Not Suitable for Special Media: Threaded connections are not ideal for pipelines containing corrosive media, as the threads are more likely to be affected by corrosion, leading to leakage.
Threaded connections are mainly suitable for:
Small-Diameter Pipelines: Such as instrument valves, pressure gauges, filters, and other small devices, where sufficient sealing and strength are provided.
Frequent Disassembly Equipment: For equipment that requires regular inspection and cleaning, threaded connections allow easy removal and replacement.
Low-Pressure Systems: Threaded connections are suitable for low-pressure systems such as water pipes and gas lines.
When selecting a valve connection, several factors must be considered:
Pressure and Temperature: Different connection methods are suited for different pressure and temperature ranges.
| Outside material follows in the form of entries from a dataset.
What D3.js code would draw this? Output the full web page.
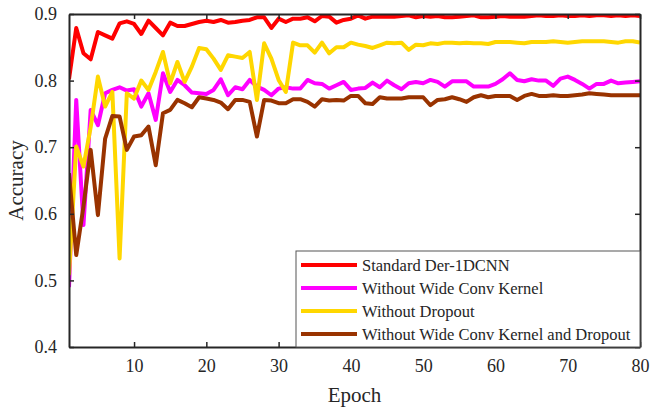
<!DOCTYPE html>
<html>
<head>
<meta charset="utf-8">
<script src="https://cdn.jsdelivr.net/npm/d3@7"></script>
<style>
	body{margin:0;background:#fff;}
	text{font-family:"Liberation Serif","Times New Roman",serif;fill:#262626;}
</style>
</head>
<body>
<div id="container"></div>
<script>
var epochs = d3.range(1,81);

var standard = [0.802,0.879,0.841,0.832,0.873,0.868,0.863,0.886,0.889,0.885,
	0.870,0.890,0.879,0.868,0.887,0.882,0.882,0.885,0.888,0.890,
	0.888,0.891,0.887,0.888,0.890,0.891,0.895,0.895,0.879,0.893,
	0.888,0.893,0.893,0.895,0.889,0.897,0.896,0.887,0.891,0.893,
	0.898,0.893,0.896,0.896,0.896,0.896,0.897,0.898,0.895,0.897,
	0.896,0.897,0.895,0.895,0.896,0.897,0.898,0.895,0.895,0.896,
	0.897,0.896,0.896,0.896,0.897,0.898,0.897,0.897,0.898,0.897,
	0.897,0.898,0.897,0.898,0.898,0.897,0.898,0.897,0.898,0.897];

var noWide = [0.490,0.771,0.583,0.756,0.733,0.781,0.786,0.790,0.785,0.787,
	0.761,0.781,0.741,0.811,0.783,0.801,0.793,0.782,0.781,0.780,
	0.786,0.802,0.778,0.790,0.787,0.801,0.791,0.786,0.778,0.788,
	0.790,0.788,0.788,0.801,0.796,0.795,0.788,0.793,0.798,0.786,
	0.788,0.789,0.797,0.790,0.800,0.793,0.787,0.796,0.798,0.796,
	0.801,0.798,0.791,0.799,0.799,0.799,0.791,0.791,0.791,0.795,
	0.802,0.811,0.801,0.799,0.802,0.800,0.800,0.792,0.803,0.806,
	0.801,0.795,0.788,0.795,0.795,0.800,0.796,0.797,0.798,0.799];

var noDropout = [0.508,0.701,0.671,0.730,0.806,0.761,0.783,0.533,0.781,0.773,
	0.800,0.786,0.813,0.843,0.796,0.828,0.798,0.821,0.849,0.847,
	0.833,0.816,0.838,0.836,0.834,0.843,0.771,0.856,0.833,0.801,
	0.783,0.857,0.853,0.853,0.842,0.857,0.841,0.850,0.850,0.857,
	0.854,0.852,0.849,0.853,0.857,0.856,0.857,0.846,0.854,0.853,
	0.856,0.855,0.857,0.857,0.856,0.857,0.856,0.856,0.855,0.858,
	0.858,0.858,0.857,0.856,0.858,0.858,0.858,0.859,0.858,0.857,
	0.858,0.859,0.859,0.859,0.859,0.858,0.857,0.859,0.859,0.857];

var noBoth = [0.661,0.538,0.611,0.696,0.598,0.713,0.747,0.746,0.696,0.716,
	0.718,0.731,0.673,0.751,0.756,0.771,0.766,0.760,0.775,0.773,
	0.771,0.767,0.757,0.771,0.771,0.768,0.716,0.771,0.770,0.766,
	0.766,0.772,0.772,0.768,0.761,0.772,0.770,0.771,0.770,0.777,
	0.777,0.766,0.765,0.775,0.773,0.773,0.773,0.775,0.775,0.775,
	0.763,0.771,0.772,0.775,0.772,0.768,0.775,0.778,0.775,0.777,
	0.777,0.777,0.771,0.777,0.780,0.777,0.777,0.778,0.777,0.777,
	0.778,0.779,0.781,0.780,0.779,0.778,0.778,0.778,0.778,0.778];

var seriesNames = ['Standard Der-1DCNN','Without Wide Conv Kernel','Without Dropout','Without Wide Conv Kernel and Dropout'];
var seriesColors = ['#FF0000','#FF00FF','#FFD700','#993300'];
var xTicks = [10,20,30,40,50,60,70,80];
var yTicks = [0.4,0.5,0.6,0.7,0.8,0.9];

var init = function(){

	return {

		w:667,
		h:409,

		data:[],

		processData:function(){
			var self = vis;

			[standard,noWide,noDropout,noBoth].forEach(function(vals,i){
				self.data.push({
					name:seriesNames[i],
					color:seriesColors[i],
					values:vals.map(function(v,j){ return {epoch:epochs[j],acc:v}; })
				});
			});

			self.generate();
		},
		generate:function(){
			var self = vis;

			var margin = { top:14, right:27, bottom:62, left:69 },
				width = self.w -margin.left -margin.right,
				height = self.h -margin.top -margin.bottom;

			self.svg = d3.select('#container').append('svg')
				.attr('width',self.w)
				.attr('height',self.h);

			var g = self.svg.append('g')
				.attr('transform','translate(' +margin.left +',' +margin.top +')');

			var x = d3.scaleLinear().domain([1,80]).range([0,width]);
			var y = d3.scaleLinear().domain([0.4,0.9]).range([height,0]);

			g.append('clipPath').attr('id','clip')
				.append('rect').attr('width',width).attr('height',height);

			var line = d3.line()
				.x(function(d){ return x(d.epoch); })
				.y(function(d){ return y(d.acc); });

			g.append('g').attr('clip-path','url(#clip)')
				.selectAll('path.series')
				.data(self.data)
				.enter().append('path')
				.classed('series',true)
				.attr('d',function(d){ return line(d.values); })
				.attr('fill','none')
				.attr('stroke',function(d){ return d.color; })
				.attr('stroke-width',4)
				.attr('stroke-linejoin','round');

			// axes, ticks pointing inward on all four sides
			var fmt = d3.format('.1f');
			var xAxis = g.append('g')
				.attr('transform','translate(0,' +height +')')
				.call(d3.axisBottom(x).tickValues(xTicks).tickSizeInner(-5).tickSizeOuter(0).tickPadding(12));
			var xTop = g.append('g')
				.call(d3.axisTop(x).tickValues(xTicks).tickSizeInner(-5).tickSizeOuter(0).tickFormat(''));
			var yAxis = g.append('g')
				.call(d3.axisLeft(y).tickValues(yTicks).tickSizeInner(-5).tickSizeOuter(0).tickPadding(12).tickFormat(fmt));
			var yRight = g.append('g')
				.attr('transform','translate(' +width +',0)')
				.call(d3.axisRight(y).tickValues(yTicks).tickSizeInner(-5).tickSizeOuter(0).tickFormat(''));

			[xAxis,xTop,yAxis,yRight].forEach(function(a){
				a.select('.domain').attr('stroke','#262626').attr('stroke-width',2);
				a.selectAll('.tick line').attr('stroke','#262626').attr('stroke-width',1.5);
				a.selectAll('.tick text')
					.style('font-family','"Liberation Serif","Times New Roman",serif')
					.style('font-size','18px')
					.attr('fill','#262626');
			});

			g.append('text')
				.attr('x',width/2)
				.attr('y',height +55)
				.attr('text-anchor','middle')
				.style('font-size','21px')
				.text('Epoch');

			g.append('text')
				.attr('transform','translate(-46,' +height/2 +') rotate(-90)')
				.attr('text-anchor','middle')
				.style('font-size','21px')
				.text('Accuracy');

			// legend
			var lg = g.append('g')
				.attr('transform','translate(' +(width -344) +',' +(height -96) +')');
			lg.append('rect')
				.attr('width',344)
				.attr('height',96)
				.attr('fill','#fff')
				.attr('stroke','#555')
				.attr('stroke-width',1);

			var items = lg.selectAll('g.item')
				.data(self.data)
				.enter().append('g')
				.classed('item',true)
				.attr('transform',function(d,i){ return 'translate(0,' +(14 +i*23) +')'; });
			items.append('line')
				.attr('x1',5).attr('x2',61)
				.attr('stroke',function(d){ return d.color; })
				.attr('stroke-width',4);
			items.append('text')
				.attr('x',66)
				.attr('dy','0.35em')
				.style('font-size','16.5px')
				.text(function(d){ return d.name; });
		}
	}
}

var vis = init();
vis.processData();
</script>
</body>
</html>
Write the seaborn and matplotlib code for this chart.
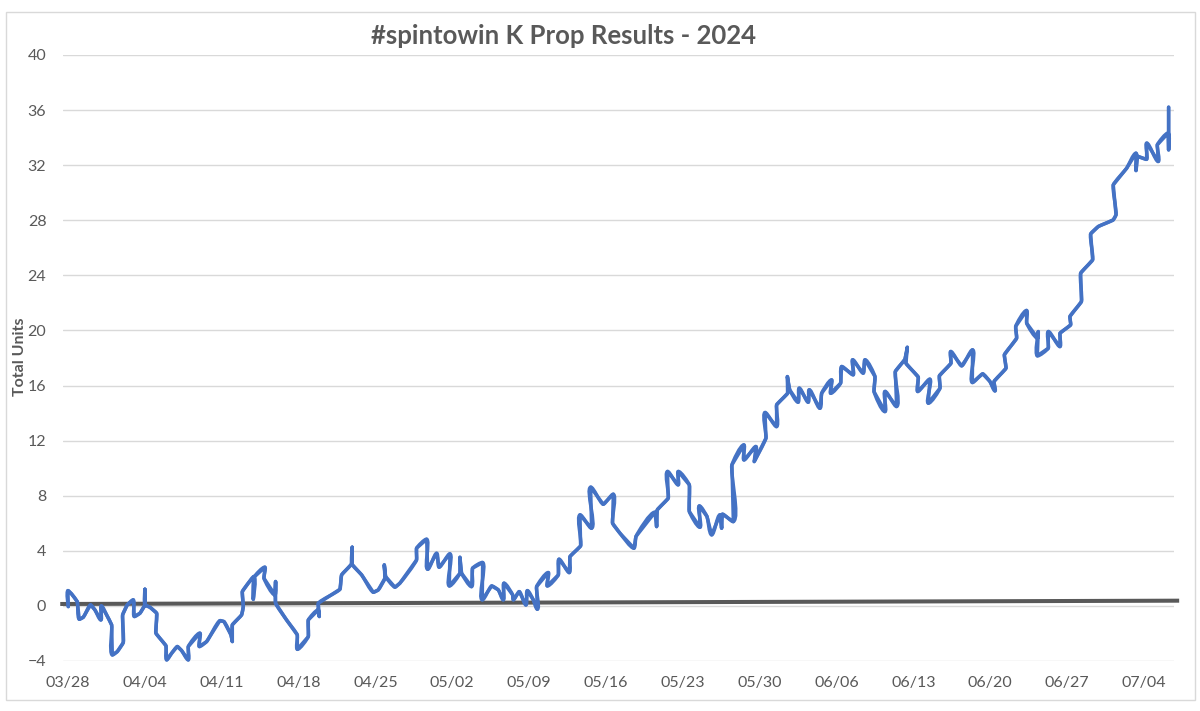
from datetime import datetime, timedelta

import matplotlib
matplotlib.use("Agg")
import matplotlib.dates as mdates
import matplotlib.pyplot as plt
import numpy as np
import pandas as pd
import seaborn as sns
from matplotlib.patches import PathPatch, Rectangle
from matplotlib.path import Path

TITLE = "#spintowin K Prop Results - 2024"
YLABEL = "Total Units"
START = datetime(2024, 3, 28)
Y_TICKS = list(range(-4, 41, 4))

days = [
    0.03, 0, .33, .85, 1.03, 1.40, 2.06, 2.46, 3.0, 3.04, 3.52, 3.98, 4.04, 4.49, 5.04, 4.98, 5.40, 5.95, 6.04, 6.56,
    7.01, 7.01, 7.01, 7.47, 8.08, 8.01, 8.93, 8.99, 9.44, 9.96, 10.35, 10.96, 10.96, 12.02, 11.96, 12.63, 13.84, 14.21,
    14.85, 14.97, 14.97, 15.82, 15.97, 15.88, 16.42, 16.94, 16.88, 16.94, 17.94, 17.85, 18.85, 18.91, 18.91, 19.91,
    20.89, 20.89, 21.89, 21.89, 22.80, 22.89, 22.80,
    24.77, 24.92, 25.84, 25.89, 25.84, 26.75, 27.81, 28.26, 28.87, 28.81, 28.93, 29.78, 30.23, 31.75, 31.75, 32.67,
    32.76, 33.58, 33.8, 34.79, 34.73, 35.7, 35.7, 35.85, 36.76, 36.85, 37.77, 37.73, 38.59, 39.2, 39.65, 39.71, 40.5,
    40.56, 41.1, 41.71, 41.84, 42.38, 42.75, 42.68, 43.75, 43.65, 44.66, 44.72, 45.66, 45.72, 46.69, 46.63, 47.69,
    47.6, 48.75, 49.67, 49.6, 50.27, 51.55, 51.73, 53.46, 53.61, 53.67, 54.67, 54.6, 55.58, 55.58, 56.59, 56.59,
    57.56, 57.5, 58.2, 58.62, 59.38, 59.53, 59.6, 60.6, 60.47, 61.56, 61.56, 62.66, 62.5, 63.57, 63.48, 64.54, 64.54,
    65.54, 65.52, 65.73, 66.5, 66.6, 67.42, 67.51, 68.49, 68.64, 69.55, 69.46, 70.37, 70.46, 71.52, 71.46, 72.43,
    72.59, 73.5, 73.41, 74.41, 74.41, 75.47, 75.35, 76.23, 76.44, 76.32, 77.44, 77.38, 78.5, 78.35, 79.42, 79.36,
    80.42, 80.39, 81.39, 82.39, 82.36, 83.31, 83.97, 84.43, 84.34, 85.43, 85.28, 86.4, 86.31, 87.31, 87.31, 88.31,
    88.37, 88.28, 89.28, 89.28, 90.35, 90.35, 91.32, 91.25, 92.3, 92.23, 93.32, 93.14, 93.84, 95.2, 95.45, 95.2,
    96.42, 97.27, 97.27, 97.39, 98.24, 98.24, 99.3, 99.21, 100.2, 100.24, 100.24,
]
units = [
    -.05, 1.11, .87, .31, -.97, -.82, .07, -.29, -1.02, 0, -.65, -1.38, -3.56, -3.32, -2.66, -.65, .07, .44, -.77, -.53,
    .07, 1.21, .07, -.10, -.53, -1.98, -2.90, -3.92, -3.44, -2.95, -3.24, -3.92, -2.95, -1.98, -2.95, -2.59, -1.07,
    -1.14, -2.11, -2.59, -1.38, -.65, -.05, 1.04, 1.65, 2.13, .48, 2.08, 2.81, 2.01, .80, 1.77, .19, -1.02,
    -2.11, -3.15, -2.23, -1.02, -.29, -.77, .19,
    1.21, 2.25, 3.05, 4.26, 3.05, 2.25, .99, 1.16, 2.01, 2.98, 2.13, 1.36, 1.65, 3.34, 4.19, 4.84,
    2.66, 3.82, 2.81, 3.78, 1.45, 2.37, 3.53, 2.37, 1.40, 2.74, 3.15, .44, 1.45, 1.16, .44, 1.65, .8,
    .44, 1.04, .07, 1.11, .44, -.24, 1.40, 2.42, 1.45, 2.25, 3.39, 2.42, 3.58, 4.36, 6.61, 5.64,
    8.62, 7.38, 8.11, 6.0, 5.28, 4.19, 5.04, 6.8, 5.76, 6.97, 7.82, 9.76, 8.79, 9.76, 8.79, 6.85,
    5.71, 7.26, 6.49, 5.16, 6.61, 5.64, 6.66, 6.12, 10.24, 11.69, 10.6, 11.57, 10.48, 12.18, 14.04, 13.02, 14.6,
    15.44, 16.65, 15.69, 14.79, 15.81, 14.79, 15.69, 14.35, 15.44, 16.41, 15.44, 16.17, 17.38, 16.78, 17.87, 16.9,
    17.87, 16.65, 15.56, 14.11, 15.57, 14.48, 17.02, 17.91, 18.78, 17.62, 16.61, 15.57, 16.46, 14.72, 15.81, 16.7,
    17.62, 18.47, 17.43, 18.59, 16.22, 16.85, 16.29, 15.61, 16.29, 17.26, 18.23, 19.44, 20.29, 21.45, 20.53, 19.44,
    19.92, 18.16, 18.71, 19.92, 18.83, 19.8, 20.41, 21.01, 22.1, 24.16, 25.13, 27.01, 27.55, 28.03, 28.39, 30.57,
    31.78, 32.87, 31.61, 32.63, 32.43, 33.6, 32.27, 33.48, 34.33, 33.11, 36.21,
]
trend_days = [-0.7, 101.2]
trend_units = [0.14, 0.38]

BLUE = "#4472C4"
DARK = "#595959"
GRID = "#D9D9D9"

df = pd.DataFrame({"date": [START + timedelta(days=float(d)) for d in days], "units": units})
trend = pd.DataFrame({
    "date": [START + timedelta(days=float(d)) for d in trend_days],
    "units": trend_units,
})

sns.set_theme(style="white", font="Lato")
fig = plt.figure(figsize=(12, 7.11), dpi=100)
ax = fig.add_axes([63 / 1200, 1 - 661 / 711, (1174 - 63) / 1200, (661 - 55) / 711])

sns.lineplot(data=trend, x="date", y="units", ax=ax, color=DARK, linewidth=2.9,
             estimator=None, sort=False, clip_on=False, zorder=3)
sns.lineplot(data=df, x="date", y="units", ax=ax, color=BLUE, linewidth=2.5,
             estimator=None, sort=False, clip_on=False, zorder=4)
ax.lines[0].set_solid_capstyle("butt")
series_line = ax.lines[1]
series_line.set_solid_joinstyle("round")
series_line.set_solid_capstyle("round")

x0 = mdates.date2num(START)
ax.set_xlim(x0 - 0.45, x0 + 100.73)
ax.set_ylim(-4, 40)
ax.set_yticks(Y_TICKS)
ax.set_xticks([x0 + 7 * i for i in range(15)])
ax.xaxis.set_major_formatter(mdates.DateFormatter("%m/%d"))
ax.grid(axis="y", color=GRID, linewidth=1.0)
ax.grid(axis="x", visible=False)
ax.set_axisbelow(True)
for s in ax.spines.values():
    s.set_visible(False)
ax.tick_params(axis="both", length=0, labelsize=11.5, labelcolor=DARK)
ax.tick_params(axis="x", pad=11)
ax.tick_params(axis="y", pad=12)
ax.set_xlabel("")
ax.set_ylabel("")


def smoothed(line, axes, share=0.14):
    """Excel-style smoothing of an already plotted line: Bezier handles along the neighbour chord."""
    pts = axes.transData.transform(np.column_stack(line.get_data(orig=False)))
    verts = [pts[0]]
    codes = [Path.MOVETO]
    tangents = np.zeros_like(pts)
    for i in range(1, len(pts) - 1):
        a, b = pts[i] - pts[i - 1], pts[i + 1] - pts[i]
        la, lb = np.hypot(*a), np.hypot(*b)
        if la == 0 or lb == 0:
            continue
        t = a / la + b / lb
        n = np.hypot(*t)
        if n > 0.35:
            tangents[i] = t / n
    for i in range(len(pts) - 1):
        seg = np.hypot(*(pts[i + 1] - pts[i]))
        verts += [pts[i] + tangents[i] * seg * share,
                  pts[i + 1] - tangents[i + 1] * seg * share,
                  pts[i + 1]]
        codes += [Path.CURVE4] * 3
    return Path(axes.transData.inverted().transform(np.array(verts)), codes)


ax.add_patch(PathPatch(smoothed(series_line, ax), fill=False, edgecolor=BLUE, linewidth=2.5,
                       joinstyle="round", capstyle="round", clip_on=False, zorder=4))

fig.text(20 / 1200, 1 - 357 / 711, YLABEL, rotation=90, ha="center", va="center",
         fontsize=11.5, fontweight="bold", color=DARK)
fig.text(563.5 / 1200, 1 - 36 / 711, TITLE, ha="center", va="center",
         fontsize=18.5, fontweight="bold", color=DARK)
fig.add_artist(Rectangle((6 / 1200, 1 - 700 / 711), (1195 - 6) / 1200, (700 - 12) / 711,
                         transform=fig.transFigure, fill=False, edgecolor=GRID, linewidth=1.0))

fig.savefig("out.png", dpi=100)
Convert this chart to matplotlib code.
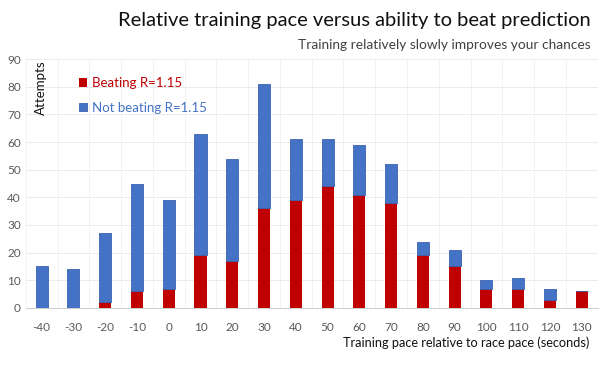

High-pressure and high-temperature systems require welding or flange connections, while low-pressure systems can opt for threaded connections.
Sealing Requirements: If the system demands strict sealing, welding and flange connections are better options, while threaded connections are suitable for less stringent sealing requirements.
Disassembly Needs: For valves requiring frequent disassembly and maintenance, flange and threaded connections are more suitable.
Installation Space: Flange connections require larger installation space, while welding and threaded connections are more flexible in confined areas.
The choice of valve connection plays a crucial role in various application scenarios. Flange, welding, and threaded connections each have their advantages and disadvantages and are suitable for different operational conditions and requirements. When selecting a valve connection, it is essential to consider factors such as pressure, temperature, sealing requirements, disassembly frequency, and installation space to ensure optimal valve performance and safety. A comprehensive understanding of these connection methods will help you make more informed and rational decisions during valve selection, improving system stability and operational efficiency.